Potential conflict of interest: Nothing to report.
Comorbid cancer in Parkinson's disease†
Version of Record online: 28 JUL 2010
Copyright © 2010 Movement Disorder Society
Volume 25, Issue 12, pages 1809–1817, 15 September 2010
How to Cite
Lo, R. Y., Tanner, C. M., Van Den Eeden, S. K., Albers, K. B., Leimpeter, A. D. and Nelson, L. M. (2010), Comorbid cancer in Parkinson's disease. Mov. Disord., 25: 1809–1817. doi: 10.1002/mds.23246
- Issue online: 8 SEP 2010
- Version of Record online: 28 JUL 2010
- Manuscript Accepted: 15 APR 2010
- Manuscript Revised: 24 FEB 2010
- Manuscript Received: 17 DEC 2009
- Parkinson's disease;
The aim of this article was to evaluate cancer occurrence before and after diagnosis of Parkinson's disease (PD).
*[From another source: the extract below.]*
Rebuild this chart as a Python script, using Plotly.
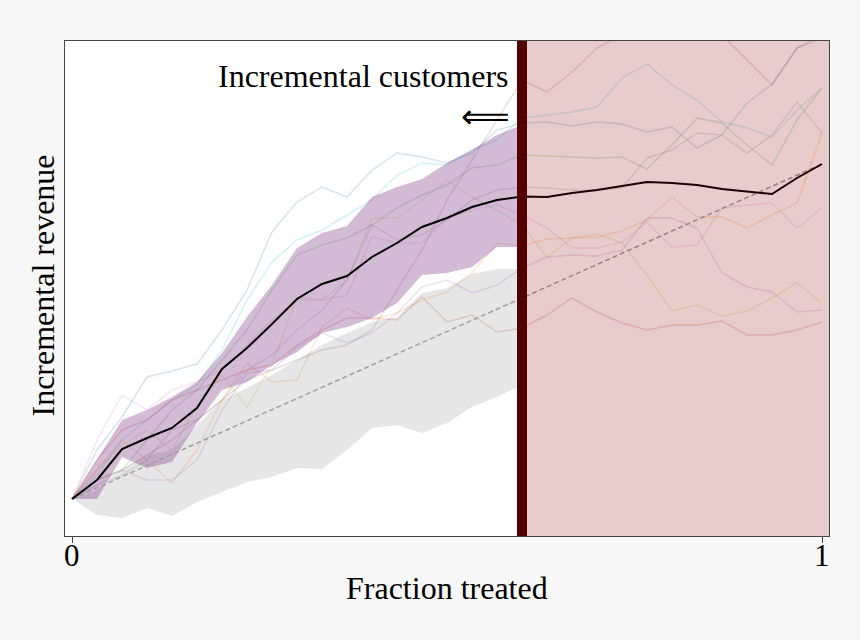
import plotly.graph_objects as go

# fraction treated, 31 steps from 0 to 1
fraction = [i / 30 for i in range(31)]
fraction_left = fraction[:19]  # 0 .. 0.6

# incremental revenue (arbitrary units)
model_mean = [0, 19, 50, 61, 71, 91, 130, 151, 175, 200, 215, 223, 242, 256, 272, 281,
              292, 299, 302.5, 302, 306, 309, 313, 317, 316, 314, 310, 307.5, 305, 321, 335]

model_upper = [0, 39, 79, 89, 102, 117, 146, 182, 214, 251, 266, 273, 302, 312, 320, 336, 349, 364, 374]
model_lower = [0, 0, 42, 31, 37, 76, 109, 117, 134, 147, 166, 172, 181, 196, 224, 226, 232, 252, 252]

random_upper = [0, 9, 29, 44, 49, 74, 99, 111, 124, 139, 154, 166, 177, 182, 206, 211, 225, 230, 230]
random_lower = [0, -16, -19, -9, -17, -3, 7, 17, 22, 31, 30, 49, 71, 74, 66, 76, 92, 102, 114]

random_x = [0, 1]
random_y = [0, 335]

x_ticks = [0, 1]
x_ticklabels = ["0", "1"]

# individual runs
runs = {
    "#1f77b4": [0, 49, 82, 122, 128, 135, 169, 209, 267, 297, 312, 302, 329, 346, 342, 336,
                346, 369, 376, 377, 373, 377, 375, 367, 372, 351, 364, 396, 415, 451, 464],
    "#17becf": [0, 24, 59, 79, 99, 114, 149, 199, 237, 259, 269, 284, 299, 324, 336, 334,
                349, 359, 381, 384, 387, 392, 421, 435, 414, 399, 377, 371, 362, 389, 411],
    "#2ca02c": [0, 19, 29, 59, 89, 109, 139, 169, 209, 244, 254, 261, 274, 291, 304, 314,
                331, 334, 344, 343, 342, 341, 342, 330, 354, 381, 376, 354, 334, 379, 411],
    "#8c564b": [0, 19, 29, 44, 59, 79, 99, 119, 129, 139, 149, 154, 169, 209, 249, 299,
                339, 379, 419, 407, 427, 451, 464, 474, 479, 474, 464, 439, 414, 451, 461],
    "#7f7f7f": [0, 14, 24, 39, 69, 79, 99, 129, 144, 169, 189, 219, 274, 259, 264, 279,
                299, 309, 312, 311, 309, 309, 311, 341, 349, 366, 364, 346, 364, 397, 366],
    "#ff7f0e": [0, 29, 59, 39, 16, 49, 99, 136, 117, 119, 172, 191, 179, 186, 199, 207,
                226, 256, 253, 260, 261, 262, 268, 279, 302, 282, 282, 271, 284, 296, 366],
    "#bcbd22": [0, 29, 54, 69, 49, 94, 124, 92, 134, 202, 199, 219, 281, 281, 299, 319,
                302, 289, 274, 242, 261, 265, 256, 224, 188, 194, 183, 188, 201, 216, 196],
    "#9467bd": [0, 14, 29, 19, 19, 39, 89, 126, 129, 152, 166, 156, 166, 186, 212, 219,
                206, 214, 231, 242, 244, 243, 249, 281, 281, 271, 226, 212, 207, 187, 189],
    "#e377c2": [0, 59, 104, 89, 109, 117, 129, 154, 179, 199, 199, 204, 262, 256, 256, 281,
                289, 294, 284, 271, 251, 251, 257, 277, 252, 254, 291, 294, 296, 271, 291],
    "#d62728": [0, 39, 69, 79, 99, 109, 119, 129, 134, 154, 169, 181, 181, 179, 202, 177,
                184, 167, 171, 184, 201, 187, 176, 169, 174, 174, 178, 164, 164, 169, 177],
}

cutoff = 0.6
serif = "Liberation Serif"

fig = go.Figure()

for color, vals in runs.items():
    fig.add_trace(go.Scatter(x=fraction, y=vals, mode="lines",
                             line=dict(color=color, width=1.5), opacity=0.18,
                             hoverinfo="skip"))

# random targeting band
fig.add_trace(go.Scatter(x=fraction_left, y=random_lower, mode="lines",
                         line=dict(width=0, color="rgba(0,0,0,0)")))
fig.add_trace(go.Scatter(x=fraction_left, y=random_upper, mode="lines", fill="tonexty",
                         fillcolor="rgba(128,128,128,0.2)",
                         line=dict(width=0, color="rgba(0,0,0,0)")))

# model band
fig.add_trace(go.Scatter(x=fraction_left, y=model_lower, mode="lines",
                         line=dict(width=0, color="rgba(0,0,0,0)")))
fig.add_trace(go.Scatter(x=fraction_left, y=model_upper, mode="lines", fill="tonexty",
                         fillcolor="rgba(120,50,130,0.33)",
                         line=dict(width=0, color="rgba(0,0,0,0)")))

fig.add_trace(go.Scatter(x=random_x, y=random_y, mode="lines",
                         line=dict(color="#a0a0a0", width=1.5, dash="5px,3px")))

fig.add_trace(go.Scatter(x=fraction, y=model_mean, mode="lines",
                         line=dict(color="black", width=2)))

# treated region and cutoff
fig.add_shape(type="rect", xref="x", yref="paper", x0=cutoff, x1=1.02, y0=0, y1=1,
              fillcolor="rgba(139,0,0,0.2)", line=dict(width=0), layer="above")
fig.add_shape(type="line", xref="x", yref="paper", x0=cutoff, x1=cutoff, y0=0, y1=1,
              line=dict(color="#520000", width=10), layer="above")

fig.add_annotation(text="Incremental customers", x=0.5813, y=423, xref="x", yref="y",
                   xanchor="right", yanchor="middle", xshift=3, showarrow=False,
                   font=dict(family=serif, size=32, color="black"))
fig.add_annotation(text="⟸", x=0.5813, y=383, xref="x", yref="y",
                   xanchor="right", yanchor="middle", xshift=4, showarrow=False,
                   font=dict(family="DejaVu Sans", size=34, color="black"))

# tick labels and axis titles placed by hand
for t, lab in zip(x_ticks, x_ticklabels):
    fig.add_annotation(text=lab, x=t, y=0, xref="x", yref="paper", yanchor="middle",
                       yshift=-19, showarrow=False,
                       font=dict(family=serif, size=31, color="black"))
fig.add_annotation(text="Fraction treated", x=0.5, y=0, xref="paper", yref="paper",
                   yanchor="middle", yshift=-52, showarrow=False,
                   font=dict(family=serif, size=32, color="black"))
fig.add_annotation(text="Incremental revenue", x=0, y=0.5, xref="paper", yref="paper",
                   xanchor="center", xshift=-23, yshift=3, textangle=-90, showarrow=False,
                   font=dict(family=serif, size=32, color="black"))

fig.update_layout(
    width=860, height=640,
    paper_bgcolor="#f7f7f7", plot_bgcolor="white",
    margin=dict(l=65, r=31, t=41, b=104),
    showlegend=False,
    font=dict(family=serif, size=32, color="black"),
    xaxis=dict(range=[-0.00933, 1.00933], tickvals=x_ticks, showticklabels=False,
               ticks="outside", ticklen=6, tickcolor="#444", showgrid=False,
               zeroline=False, showline=True, linecolor="#444", mirror=True),
    yaxis=dict(range=[-37, 458], showticklabels=False, ticks="", showgrid=False,
               zeroline=False, showline=True, linecolor="#444", mirror=True),
)

fig.write_html("out.html", config={"displayModeBar": False},
               post_script="document.body.style.margin='0';"
                           "document.body.style.background='#f7f7f7';")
We investigated 692 patients newly diagnosed with PD and 761 age- and sex-matched control subjects identified during two periods (1994–1995 and 2000–2003) within Kaiser Permanente Medical Care Program of Northern California. Primary cancers were searched and dated, and all participants were followed up until the end of membership, death, or December 31, 2008. We used unconditional logistic regression to evaluate the PD–cancer association before the date of PD diagnosis or the index date and Cox proportional hazards regression to evaluate the PD–cancer association after the index date. Nearly 20% (140 of 692) of the PD patients and 25% (188 of 761) of the non-PD controls had ever had a cancer diagnosis. Before the index date, the prevalence of cancer was not significantly lower in patients with PD (8.1% PD vs. 9.2% controls; OR = 0.83; 95% CI 0.54–1.3). After the index date, the risk of developing a cancer did not differ between PD cases and controls (relative risk [RR] = 0.94; 95% CI 0.70–1.3). Among specific cancers, melanoma was more common among PD cases (before PD, OR = 1.5; 95% CI 0.40–5.2; after PD, RR = 1.6; 95% CI 0.71–3.6), but independent of dopaminergic therapy. Cancer occurrence is not significantly lower among patients with PD. The positive association between PD and subsequent melanoma merits further investigation, as it does not seem to be attributable to dopaminergic therapy, pigmentation, or confounding by smoking. © 2010 Movement Disorder Society.